What Part Of “Public Official” Don’t You Understand?

According to the Alaska Supreme Court, a public official’s private emails about state business are no different from any other record – they should be preserved and disclosed according to public records laws.

During the last presidential election, the press discovered that then-governor Sarah Palin used personal email accounts for state business. In October 2008, Andree McLeod, an activist and journalist submitted an open records request to the governor’s office and that same day filed suit alleging violations of the state’s Public Records Act and Records Management Act.

The Court sided with McLeod. Private emails regarding state business are no different than any other record – “those records preserved or appropriate for preservation under the Records Management Act are ‘public records’ under the Public Records Act.” Emails from private email accounts about state business should be treated the same as emails from the state-issued accounts.

Unfortunately, council members in the District of Columbia Public officials are trying the same trick.
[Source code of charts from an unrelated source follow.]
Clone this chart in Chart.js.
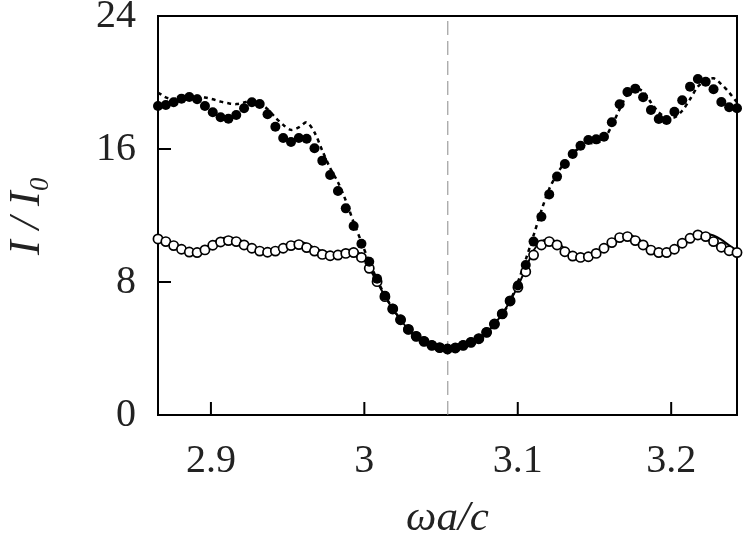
<!DOCTYPE html>
<html>
<head>
<meta charset="utf-8">
<script src="https://cdn.jsdelivr.net/npm/chart.js@4/dist/chart.umd.min.js"></script>
<style>
  body { margin: 0; background: #fff; }
  #wrap { width: 747px; height: 552px; }
</style>
</head>
<body>
<div id="wrap"><canvas id="chart"></canvas></div>
<script>
// frequency samples (omega a / c)
const freq = [
  2.8655, 2.8706, 2.8757, 2.8808, 2.8859, 2.8910, 2.8961, 2.9012, 2.9063, 2.9114,
  2.9165, 2.9216, 2.9267, 2.9318, 2.9369, 2.9420, 2.9471, 2.9522, 2.9573, 2.9624,
  2.9675, 2.9726, 2.9777, 2.9828, 2.9879, 2.9930, 2.9981, 3.0032, 3.0083, 3.0134,
  3.0185, 3.0236, 3.0287, 3.0338, 3.0389, 3.0440, 3.0491, 3.0542, 3.0593, 3.0644,
  3.0695, 3.0746, 3.0797, 3.0848, 3.0899, 3.0950, 3.1001, 3.1052, 3.1103, 3.1154,
  3.1205, 3.1256, 3.1307, 3.1358, 3.1409, 3.1460, 3.1511, 3.1562, 3.1613, 3.1664,
  3.1715, 3.1766, 3.1817, 3.1868, 3.1919, 3.1970, 3.2021, 3.2072, 3.2123, 3.2174,
  3.2225, 3.2276, 3.2327, 3.2378, 3.2429
];

// filled circles
const filledPts = [
  18.59, 18.65, 18.81, 19.03, 19.13, 18.99, 18.59, 18.21, 17.91, 17.82,
  18.05, 18.45, 18.81, 18.71, 18.09, 17.34, 16.66, 16.42, 16.66, 16.62,
  16.04, 15.30, 14.44, 13.47, 12.43, 11.37, 10.30, 9.22, 8.20, 7.18,
  6.39, 5.73, 5.15, 4.73, 4.43, 4.19, 4.05, 3.97, 4.03, 4.19,
  4.37, 4.59, 4.97, 5.47, 6.08, 6.86, 7.79, 9.02, 10.43, 11.93,
  13.27, 14.34, 15.10, 15.70, 16.20, 16.54, 16.58, 16.74, 17.61, 18.69,
  19.43, 19.63, 19.11, 18.35, 17.80, 17.74, 18.24, 18.93, 19.75, 20.21,
  20.05, 19.59, 18.83, 18.51, 18.45
];

// dashed curve through the filled circles
const filledFit = [
  19.4, 19.1, 19.0, 19.1, 19.15, 19.2, 19.1, 18.99, 18.85, 18.75,
  18.7, 18.8, 18.87, 18.75, 18.4, 17.9, 17.45, 17.15, 17.3, 17.6,
  17.0, 15.9, 14.85, 14.0, 12.9, 11.6, 10.4, 9.2, 8.15, 7.2,
  6.4, 5.75, 5.15, 4.72, 4.42, 4.2, 4.05, 3.98, 4.02, 4.17,
  4.37, 4.6, 4.97, 5.45, 6.05, 6.85, 8.0, 9.35, 10.8, 12.3,
  13.6, 14.5, 15.2, 15.75, 16.1, 16.35, 16.35, 16.6, 17.4, 18.4,
  19.3, 19.65, 19.45, 18.8, 18.2, 17.9, 17.9, 18.3, 19.0, 19.75,
  20.1, 20.25, 19.9, 19.4, 18.8
];

// open circles
const openPts = [
  10.59, 10.43, 10.19, 9.97, 9.80, 9.77, 9.93, 10.21, 10.41, 10.49,
  10.43, 10.23, 10.03, 9.86, 9.79, 9.86, 10.03, 10.19, 10.25, 10.07,
  9.86, 9.66, 9.58, 9.62, 9.72, 9.77, 9.48, 8.82, 8.02, 7.12,
  6.38, 5.73, 5.15, 4.73, 4.43, 4.19, 4.05, 3.97, 4.03, 4.19,
  4.37, 4.59, 4.97, 5.47, 6.08, 6.86, 7.68, 8.62, 9.62, 10.23,
  10.43, 10.23, 9.82, 9.56, 9.48, 9.52, 9.72, 10.03, 10.37, 10.67,
  10.73, 10.49, 10.23, 9.92, 9.77, 9.77, 9.97, 10.33, 10.63, 10.83,
  10.73, 10.43, 10.09, 9.88, 9.77
];

// solid curve through the open circles
const openFit = [
  10.75, 10.5, 10.25, 10.0, 9.85, 9.85, 10.05, 10.35, 10.6, 10.68,
  10.6, 10.4, 10.15, 9.95, 9.88, 9.95, 10.15, 10.35, 10.42, 10.3,
  10.05, 9.85, 9.75, 9.78, 9.9, 9.95, 9.6, 8.85, 8.0, 7.15,
  6.38, 5.73, 5.15, 4.73, 4.43, 4.19, 4.05, 3.97, 4.03, 4.19,
  4.37, 4.59, 4.97, 5.47, 6.08, 6.86, 7.75, 8.8, 9.9, 10.45,
  10.55, 10.4, 10.0, 9.7, 9.6, 9.62, 9.8, 10.1, 10.45, 10.75,
  10.85, 10.7, 10.4, 10.1, 9.92, 9.9, 10.05, 10.35, 10.65, 10.88,
  10.92, 10.8, 10.55, 10.2, 9.9
];

const centerFreq = 3.0544;
const xTicks = [2.9, 3, 3.1, 3.2];
const yTicks = [0, 8, 16, 24];
const xRange = [2.8655, 3.2429];
const yRange = [0, 24];

const toXY = vals => vals.map((v, i) => ({ x: freq[i], y: v }));

// box around the plot plus inward ticks
const frame = {
    id: 'frame',
    beforeDatasetsDraw(chart) {
        const { ctx, chartArea: a, scales: { x, y } } = chart;
        ctx.save();
        ctx.strokeStyle = '#000';
        ctx.lineWidth = 2;
        ctx.beginPath();
        xTicks.forEach(v => {
            const px = x.getPixelForValue(v);
            ctx.moveTo(px, a.bottom);
            ctx.lineTo(px, a.bottom - 13);
        });
        yTicks.slice(1, -1).forEach(v => {
            const py = y.getPixelForValue(v);
            ctx.moveTo(a.left, py);
            ctx.lineTo(a.left + 13, py);
        });
        ctx.stroke();
        ctx.strokeRect(a.left, a.top, a.right - a.left, a.bottom - a.top);
        ctx.restore();
    }
};

const serif = "'Liberation Serif', 'DejaVu Serif', serif";

new Chart(document.getElementById('chart'), {
    type: 'line',
    data: {
        datasets: [
            {
                data: toXY(filledPts),
                showLine: false,
                pointRadius: 5,
                pointBackgroundColor: '#000',
                pointBorderWidth: 0,
                clip: false,
                order: 0
            },
            {
                data: toXY(openPts),
                showLine: false,
                pointRadius: 4.6,
                pointBackgroundColor: '#fff',
                pointBorderColor: '#000',
                pointBorderWidth: 1.7,
                clip: false,
                order: 1
            },
            {
                data: toXY(filledFit),
                borderColor: '#000',
                borderWidth: 2.5,
                borderDash: [4, 4],
                pointRadius: 0,
                tension: 0.3,
                order: 2
            },
            {
                data: toXY(openFit),
                borderColor: '#000',
                borderWidth: 2,
                pointRadius: 0,
                tension: 0.3,
                order: 3
            },
            {
                data: [{ x: centerFreq, y: yRange[0] }, { x: centerFreq, y: yRange[1] }],
                borderColor: '#8a8a8a',
                borderWidth: 1,
                borderDash: [14, 6],
                pointRadius: 0,
                order: 4
            }
        ]
    },
    options: {
        responsive: true,
        maintainAspectRatio: false,
        animation: false,
        layout: { padding: { top: 16, right: 10, left: 0, bottom: 0 } },
        plugins: { legend: { display: false }, tooltip: { enabled: false } },
        scales: {
            x: {
                type: 'linear',
                min: xRange[0],
                max: xRange[1],
                afterBuildTicks: s => { s.ticks = xTicks.map(v => ({ value: v })); },
                afterFit: s => { s.height = 137; s.paddingLeft = 0; s.paddingRight = 0; },
                grid: { display: false, drawTicks: false },
                border: { display: false },
                ticks: {
                    color: '#222',
                    font: { family: serif, size: 40 },
                    padding: 22,
                    maxRotation: 0,
                    callback: v => String(v)
                },
                title: {
                    display: true,
                    text: 'ωa/c',
                    color: '#222',
                    font: { family: serif, size: 43, style: 'italic' },
                    padding: { top: 0, bottom: 7 }
                }
            },
            y: {
                min: yRange[0],
                max: yRange[1],
                afterBuildTicks: s => { s.ticks = yTicks.map(v => ({ value: v })); },
                afterFit: s => { s.width = 158; s.paddingTop = 0; s.paddingBottom = 0; },
                grid: { display: false, drawTicks: false },
                border: { display: false },
                ticks: {
                    color: '#222',
                    font: { family: serif, size: 40 },
                    padding: 22
                },
                title: {
                    display: true,
                    text: 'I / I₀',
                    color: '#222',
                    font: { family: serif, size: 44, style: 'italic' },
                    padding: { top: 1, bottom: 0 }
                }
            }
        }
    },
    plugins: [frame]
});
</script>
</body>
</html>
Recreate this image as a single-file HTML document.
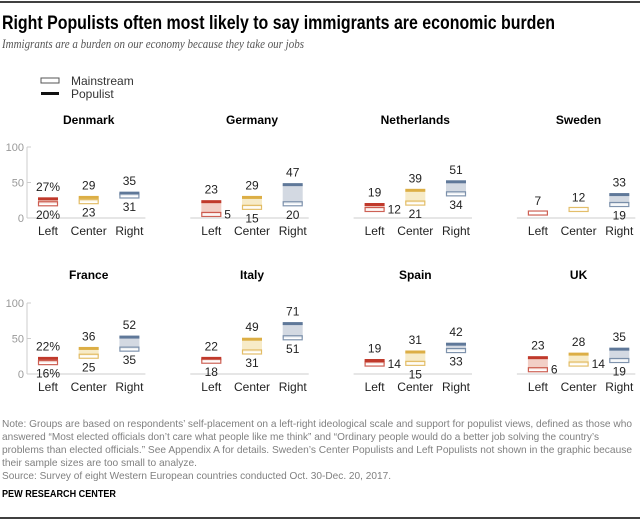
<!DOCTYPE html>
<html><head><meta charset="utf-8">
<style>
body{margin:0;background:#fff;width:640px;height:520px;overflow:hidden;font-family:"Liberation Sans Narrow","Liberation Sans",sans-serif;}
svg{position:absolute;left:0;top:0}
</style></head>
<body>
<svg id="chart" width="640" height="520" viewBox="0 0 640 520">
<line x1="0" y1="2" x2="640" y2="2" stroke="#000" stroke-width="1.5"/>
<text x="2" y="29" font-size="19" font-weight="bold" font-family="Liberation Sans Narrow, Liberation Sans, sans-serif" fill="#000" textLength="553" lengthAdjust="spacingAndGlyphs">Right Populists often most likely to say immigrants are economic burden</text>
<text x="2" y="48" font-size="13" font-style="italic" font-family="Liberation Serif, serif" fill="#555" textLength="302" lengthAdjust="spacingAndGlyphs">Immigrants are a burden on our economy because they take our jobs</text>
<g>
<rect x="41" y="78" width="18" height="5" fill="#fff" stroke="#555" stroke-width="1"/>
<text x="71" y="85" font-size="12" fill="#333">Mainstream</text>
<rect x="41" y="92" width="18" height="3" fill="#111"/>
<text x="71" y="98" font-size="12" fill="#333">Populist</text>
</g>
<g id="panels"></g>
<g font-size="10.5" fill="#808080">
<text x="2" y="427" textLength="630" lengthAdjust="spacingAndGlyphs">Note: Groups are based on respondents’ self-placement on a left-right ideological scale and support for populist views, defined as those who</text>
<text x="2" y="440" textLength="597" lengthAdjust="spacingAndGlyphs">answered “Most elected officials don’t care what people like me think” and “Ordinary people would do a better job solving the country’s</text>
<text x="2" y="453" textLength="630" lengthAdjust="spacingAndGlyphs">problems than elected officials.” See Appendix A for details. Sweden’s Center Populists and Left Populists not shown in the graphic because</text>
<text x="2" y="466" textLength="195" lengthAdjust="spacingAndGlyphs">their sample sizes are too small to analyze.</text>
<text x="2" y="479" textLength="389" lengthAdjust="spacingAndGlyphs">Source: Survey of eight Western European countries conducted Oct. 30-Dec. 20, 2017.</text>
</g>
<text x="2" y="497" font-size="10.5" font-weight="bold" fill="#000" textLength="114" lengthAdjust="spacingAndGlyphs">PEW RESEARCH CENTER</text>
<line x1="0" y1="518" x2="640" y2="518" stroke="#000" stroke-width="1.5"/>
</svg>
<script>
const countries = ["Denmark","Germany","Netherlands","Sweden","France","Italy","Spain","UK"];
const groups = ["Left","Center","Right"];
const mainstream = [[20,23,31],[5,15,20],[12,21,34],[7,12,19],[16,25,35],[18,31,51],[14,15,33],[6,14,19]];
const populist = [[27,29,35],[23,29,47],[19,39,51],[null,null,33],[22,36,52],[22,49,71],[19,31,42],[23,28,35]];
const yTicks = [0,50,100];

const NS="http://www.w3.org/2000/svg";
const root=document.getElementById('panels');
const dark=["#c0392b","#dcae45","#5f7899"];
const light=["#f2cfc6","#f7ebc8","#d3d9e2"];
function mk(tag,attrs,parent){const e=document.createElementNS(NS,tag);for(const k in attrs)e.setAttribute(k,attrs[k]);parent.appendChild(e);return e;}
function yScale(v,row){const base=row===0?218:374;return base-v*0.71;}
function xScale(ci,gi){return 48+(ci%4)*163.3+gi*40.7;}

countries.forEach((c,ci)=>{
  const row=ci<4?0:1;
  const g=mk('g',{},root);
  
  
  const t=mk('text',{x:xScale(ci,1),y:row===0?124:279,'text-anchor':'middle','font-size':12,'font-weight':'bold',fill:'#000','font-family':'Liberation Sans, sans-serif'},g);
  t.textContent=c;
  
  
  const x0=xScale(ci,0)-21, x1=xScale(ci,2)+16;
  if(ci%4===0){
    mk('line',{x1:27,y1:yScale(0,row),x2:27,y2:yScale(100,row),stroke:'#ccc','stroke-width':1},g);
    yTicks.forEach(v=>{
      mk('line',{x1:27,y1:yScale(v,row),x2:31,y2:yScale(v,row),stroke:'#ccc'},g);
      const tt=mk('text',{x:24,y:yScale(v,row)+4,'text-anchor':'end','font-size':11,fill:'#999'},g);
      tt.textContent=v;
      
      
    });
  }
  const bl=mk('line',{x1:ci%4===0?27:x0,y1:yScale(0,row),x2:x1,y2:yScale(0,row),stroke:'#ccc','stroke-width':1},g);
  
  
  groups.forEach((gr,gi)=>{
    const cx=xScale(ci,gi), m=mainstream[ci][gi], p=populist[ci][gi];
    const lab=mk('text',{x:cx,y:yScale(0,row)+17,'text-anchor':'middle','font-size':12,fill:'#222'},g);
    lab.textContent=gr;
    
    
    const ym=yScale(m,row);
    if(p!==null){
      const yp=yScale(p,row);
      const band=mk('rect',{x:cx-10,y:Math.min(ym,yp),width:20,height:Math.abs(ym-yp),fill:light[gi]},g);
      
      
      const pl=mk('rect',{x:cx-10,y:yp-1.5,width:20,height:3,fill:dark[gi]},g);
      
      
    }
    const mr=mk('rect',{x:cx-9.5,y:ym-2,width:19,height:4,fill:'#fff','fill-opacity':0.6,stroke:dark[gi],'stroke-width':1.2,'stroke-opacity':0.8},g);
    
    
    const pct=(ci%4===0&&gi===0)?'%':'';
    const hi=p===null?m:Math.max(m,p);
    const ht=mk('text',{x:cx,y:yScale(hi,row)-8,'text-anchor':'middle','font-size':12,fill:'#222'},g);
    ht.textContent=hi+pct;
    
    
    if(p!==null){
      const lo=Math.min(m,p);
      let lt;
      if(lo<15){lt=mk('text',{x:cx+13,y:yScale(lo,row)+4,'text-anchor':'start','font-size':12,fill:'#222'},g);}
      else{lt=mk('text',{x:cx,y:yScale(lo,row)+15,'text-anchor':'middle','font-size':12,fill:'#222'},g);}
      lt.textContent=lo+pct;
      
      
    }
  });
});
</script>
</body></html>
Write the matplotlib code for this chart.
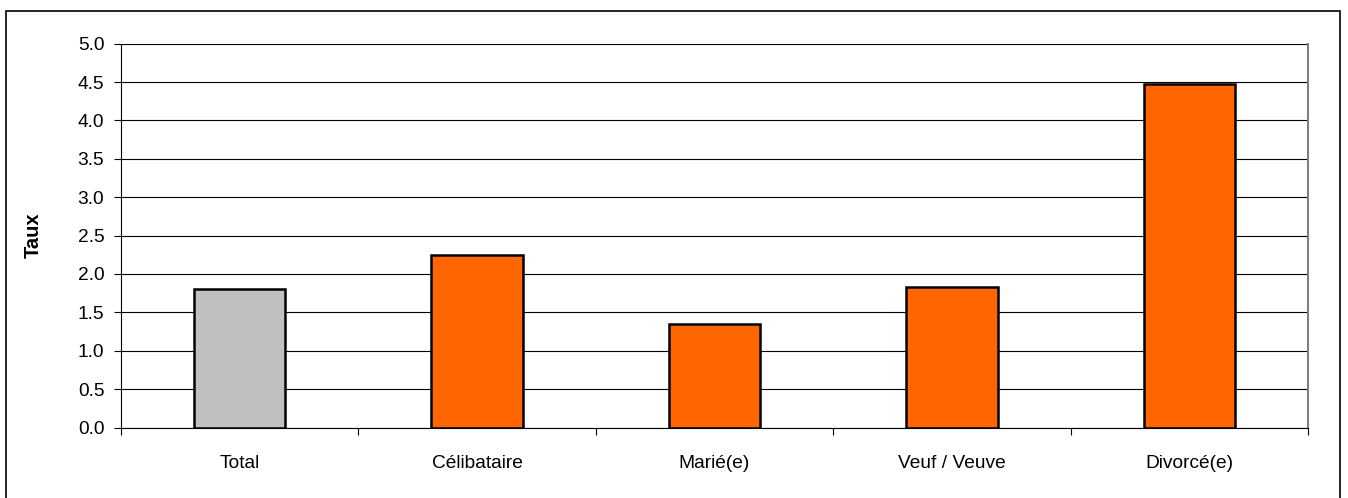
#!/usr/bin/env python3
"""
Bar chart of rates by marital status.
"""
import matplotlib
matplotlib.use('Agg')
import matplotlib.pyplot as plt
from matplotlib.patches import Rectangle
from matplotlib.ticker import FixedLocator, MultipleLocator

categories = ['Total', 'Célibataire', 'Marié(e)', 'Veuf / Veuve', 'Divorcé(e)']
values = [1.80, 2.25, 1.35, 1.83, 4.48]
colors = ['#C0C0C0', '#FF6600', '#FF6600', '#FF6600', '#FF6600']
y_label = 'Taux'

plt.rcParams['font.family'] = ['Liberation Sans', 'DejaVu Sans']

W, H = 1348, 498
fig = plt.figure(figsize=(W / 100, H / 100), dpi=100)

# outer chart frame (bottom edge falls just outside the picture)
fig.patches.append(Rectangle((5.5 / W, -2 / H), 1334 / W, (H - 9) / H,
                             transform=fig.transFigure, fill=False,
                             edgecolor='black', linewidth=1.2))

ax = fig.add_axes([121 / W, 1 - 427.5 / H, (1308 - 121) / W, (427.5 - 43.7) / H])

x = range(len(categories))
ax.bar(x, values, width=0.385, color=colors, edgecolor='black',
       linewidth=1.8, zorder=3)

ax.set_xlim(-0.5, len(categories) - 0.5)
ax.set_ylim(0, 5.0)
ax.yaxis.set_major_locator(MultipleLocator(0.5))
ax.yaxis.set_major_formatter(matplotlib.ticker.FormatStrFormatter('%.1f'))
ax.grid(axis='y', color='black', linewidth=0.8, zorder=0)

ax.set_xticks(list(x))
ax.set_xticklabels(categories)
ax.xaxis.set_minor_locator(FixedLocator([i - 0.5 for i in range(len(categories) + 1)]))
ax.tick_params(axis='x', which='major', length=0, pad=20, labelsize=13.8)
ax.tick_params(axis='x', which='minor', length=5, width=0.8, direction='out')
ax.tick_params(axis='y', length=5, width=0.8, direction='out', pad=7,
               labelsize=13.8)

ax.spines['top'].set_visible(False)
ax.spines['right'].set_color('#808080')
ax.spines['right'].set_linewidth(1.5)
for s in ('left', 'bottom'):
    ax.spines[s].set_linewidth(0.8)

ax.set_ylabel(y_label, fontsize=14.5, fontweight='bold', labelpad=25)

fig.savefig('out.png', dpi=100)
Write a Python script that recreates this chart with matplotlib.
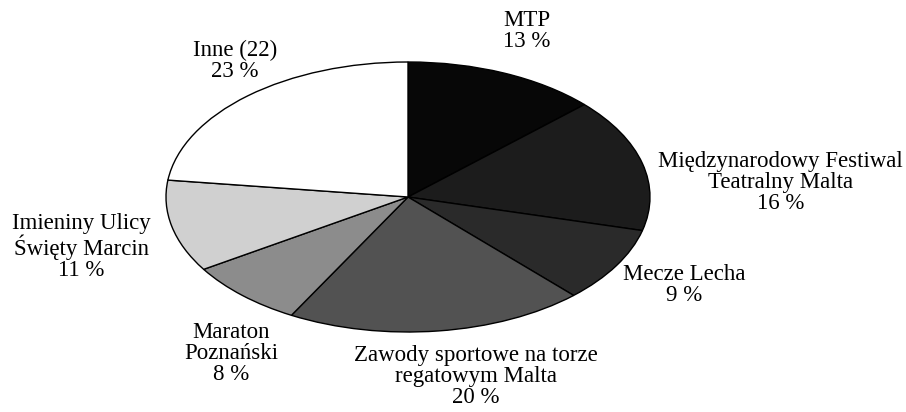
import matplotlib
matplotlib.use("Agg")
import matplotlib.pyplot as plt

# data
labels = [
    "MTP",
    "Międzynarodowy Festiwal\nTeatralny Malta",
    "Mecze Lecha",
    "Zawody sportowe na torze\nregatowym Malta",
    "Maraton\nPoznański",
    "Imieniny Ulicy\nŚwięty Marcin",
    "Inne (22)",
]
shares = [13, 16, 9, 20, 8, 11, 23]
colors = ["#070707", "#1c1c1c", "#2a2a2a", "#525252", "#8c8c8c", "#d0d0d0", "#ffffff"]

# label centres in axes data units (pie spans -1..1 both ways, stretched to an ellipse)
label_pos = [
    (0.49, 1.23),
    (1.54, 0.11),
    (1.14, -0.65),
    (0.28, -1.33),
    (-0.73, -1.16),
    (-1.35, -0.37),
    (-0.715, 1.01),
]

plt.rcParams["font.family"] = ["Liberation Serif", "DejaVu Serif"]

fig = plt.figure(figsize=(9.06, 4.12), dpi=100)
ax = fig.add_axes([166 / 906, 80 / 412, 484 / 906, 270 / 412])

ax.pie(shares, colors=colors, startangle=90, counterclock=False,
       wedgeprops=dict(edgecolor="black", linewidth=1.0))
ax.set_aspect("auto")
ax.set_xlim(-1, 1)
ax.set_ylim(-1, 1)
ax.axis("off")

for lab, val, (x, y) in zip(labels, shares, label_pos):
    ax.text(x, y, f"{lab}\n{val} %", ha="center", va="center",
            fontsize=16.5, linespacing=1.0, clip_on=False)

plt.savefig("out.png", dpi=100)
Let’s hope the D.C. court reaches the same conclusion as the Alaska Supreme Court.

The problem with this “private account” argument is that it elevates form over substance. The question isn’t whose computer the public official uses, it’s what is the substance of the communication? If the substance is public business, within the scope of that official’s job, it’s a public record. If the public official decided to write memos about public business on his personal stationery, would that make them “private”? Of course not. And a private email account is the digital equivalent of that stationery. At least, that seems to be the emerging consensus. Nice to see common sense prevail occasionally.